Okay, I don’t deny it. Gray, winter days can challenge the best and happiest of hearts.
I just had a little talk with myself. Yep. I took an honest, long look into my eyes and I was certain I was about to give up. These days of distancing myself have gone from days, to weeks, to months and now it’s becoming clear it may become a way of life. Do I want to give up?
So I stared at those sad, almost 75-year-old eyes. Not really angry. Not really sad. Just different. Just not the eyes I’m accustomed to viewing. I asked those eyes if they were ready to give up. “Not a bad idea,” i heard myself answer.
But then I asked, “What else do you want to do with your life, anyway?”

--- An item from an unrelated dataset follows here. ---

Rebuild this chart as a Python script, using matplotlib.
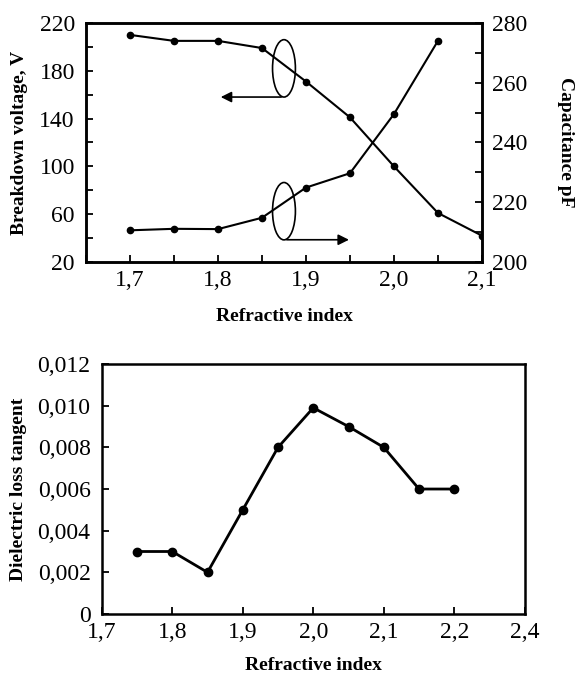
import numpy as np
import matplotlib
matplotlib.use("Agg")
import matplotlib.pyplot as plt
from matplotlib.patches import Ellipse

plt.rcParams['font.family'] = ['Liberation Serif', 'DejaVu Serif']

# top panel data
n_top = [1.70, 1.75, 1.80, 1.85, 1.90, 1.95, 2.00, 2.05, 2.10]
breakdown = [210, 205, 205, 199, 171, 141, 100, 61, 42]
n_cap = [1.70, 1.75, 1.80, 1.85, 1.90, 1.95, 2.00, 2.05]
capacitance = [210.6, 211.1, 211.0, 214.8, 224.9, 229.7, 249.5, 274.0]

top_xticks = [1.7, 1.8, 1.9, 2.0, 2.1]
top_xlabels = ['1,7', '1,8', '1,9', '2,0', '2,1']
left_yticks = [20, 60, 100, 140, 180, 220]
right_yticks = [200, 220, 240, 260, 280]

# bottom panel data
n_bot = [1.75, 1.80, 1.85, 1.90, 1.95, 2.00, 2.05, 2.10, 2.15, 2.20]
loss_tan = [0.003, 0.003, 0.002, 0.005, 0.008, 0.0099, 0.009, 0.008, 0.006, 0.006]

bot_xticks = [1.7, 1.8, 1.9, 2.0, 2.1, 2.2, 2.3]
bot_xlabels = ['1,7', '1,8', '1,9', '2,0', '2,1', '2,2', '2,4']
bot_yticks = [0, 0.002, 0.004, 0.006, 0.008, 0.010, 0.012]
bot_ylabels = ['0', '0,002', '0,004', '0,006', '0,008', '0,010', '0,012']

fig = plt.figure(figsize=(5.78, 6.81), dpi=100)

# ---- top panel
ax = fig.add_axes([0.1488, 0.6153, 0.685, 0.351])
ax.plot(n_top, breakdown, color='black', lw=1.5, marker='o', ms=4.5)
ax.set_xlim(1.65, 2.1)
ax.set_ylim(20, 220)
ax.set_xticks(top_xticks)
ax.set_xticklabels(top_xlabels)
ax.set_xticks(np.arange(1.65, 2.1, 0.05), minor=True)
ax.set_yticks(left_yticks)
ax.set_yticks(np.arange(40, 220, 40), minor=True)
ax.tick_params(which='both', direction='in', length=5, width=1.3, labelsize=17, top=False)
ax.tick_params(axis='y', pad=8)
ax.tick_params(axis='x', pad=6)
ax.set_xlabel('Refractive index', fontsize=14, fontweight='bold', labelpad=12)
ax.set_ylabel('Breakdown voltage, V', fontsize=14, fontweight='bold', labelpad=8)

ax2 = ax.twinx()
ax2.plot(n_cap, capacitance, color='black', lw=1.5, marker='o', ms=4.5)
ax2.set_ylim(200, 280)
ax2.set_yticks(right_yticks)
ax2.set_yticks(np.arange(210, 280, 20), minor=True)
ax2.tick_params(which='both', direction='in', length=5, width=1.3, labelsize=17, pad=7)
ax2.set_ylabel('Capacitance pF', fontsize=14, fontweight='bold', rotation=270, labelpad=34)
for a in (ax, ax2):
    for s in a.spines.values():
        s.set_linewidth(1.8)

# ellipse + arrow markers pointing to the axes
ax.add_patch(Ellipse((1.875, 182), 0.026, 48, fill=False, lw=1.2, color='black'))
ax.annotate('', xy=(1.80, 158), xytext=(1.875, 158),
            arrowprops=dict(arrowstyle='-|>', color='black', lw=1.2, mutation_scale=16))
ax.add_patch(Ellipse((1.875, 62.5), 0.026, 48, fill=False, lw=1.2, color='black'))
ax.annotate('', xy=(1.952, 38.6), xytext=(1.875, 38.6),
            arrowprops=dict(arrowstyle='-|>', color='black', lw=1.2, mutation_scale=16))

# ---- bottom panel
bx = fig.add_axes([0.176, 0.0984, 0.732, 0.367])
bx.plot(n_bot, loss_tan, color='black', lw=2, marker='o', ms=6)
bx.set_xlim(1.7, 2.3)
bx.set_ylim(0, 0.012)
bx.set_xticks(bot_xticks)
bx.set_xticklabels(bot_xlabels)
bx.set_yticks(bot_yticks)
bx.set_yticklabels(bot_ylabels)
bx.tick_params(direction='in', length=5, width=1.3, labelsize=17)
bx.tick_params(axis='y', pad=8)
bx.tick_params(axis='x', pad=6)
bx.set_xlabel('Refractive index', fontsize=14, fontweight='bold', labelpad=10)
bx.set_ylabel('Dielectric loss tangent', fontsize=14, fontweight='bold', labelpad=8)
for s in bx.spines.values():
    s.set_linewidth(1.8)

fig.savefig('out.png', dpi=100)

…and I saw a glitter in my eye. What about designing and sewing up a new outfit? How about designing your own material? Oh, that twinkle of life forced itself out and through my eyes. I recognized it immediately and I laughed! That old twinkle and that old wise laugh erupting from my eyes. It was making fun of me! … in a kind sort of way. It knew something about love and life and it knew I was temporarily a little off.
My eyelids framed the delight, the humor of the situation. I am retrieved. I am restarted, updated, revived!
Oh, I am happy about those visits to my soul through my eyes. Once again, I can thrive and create and love. I will meet winter’s challenge, and spring will come again!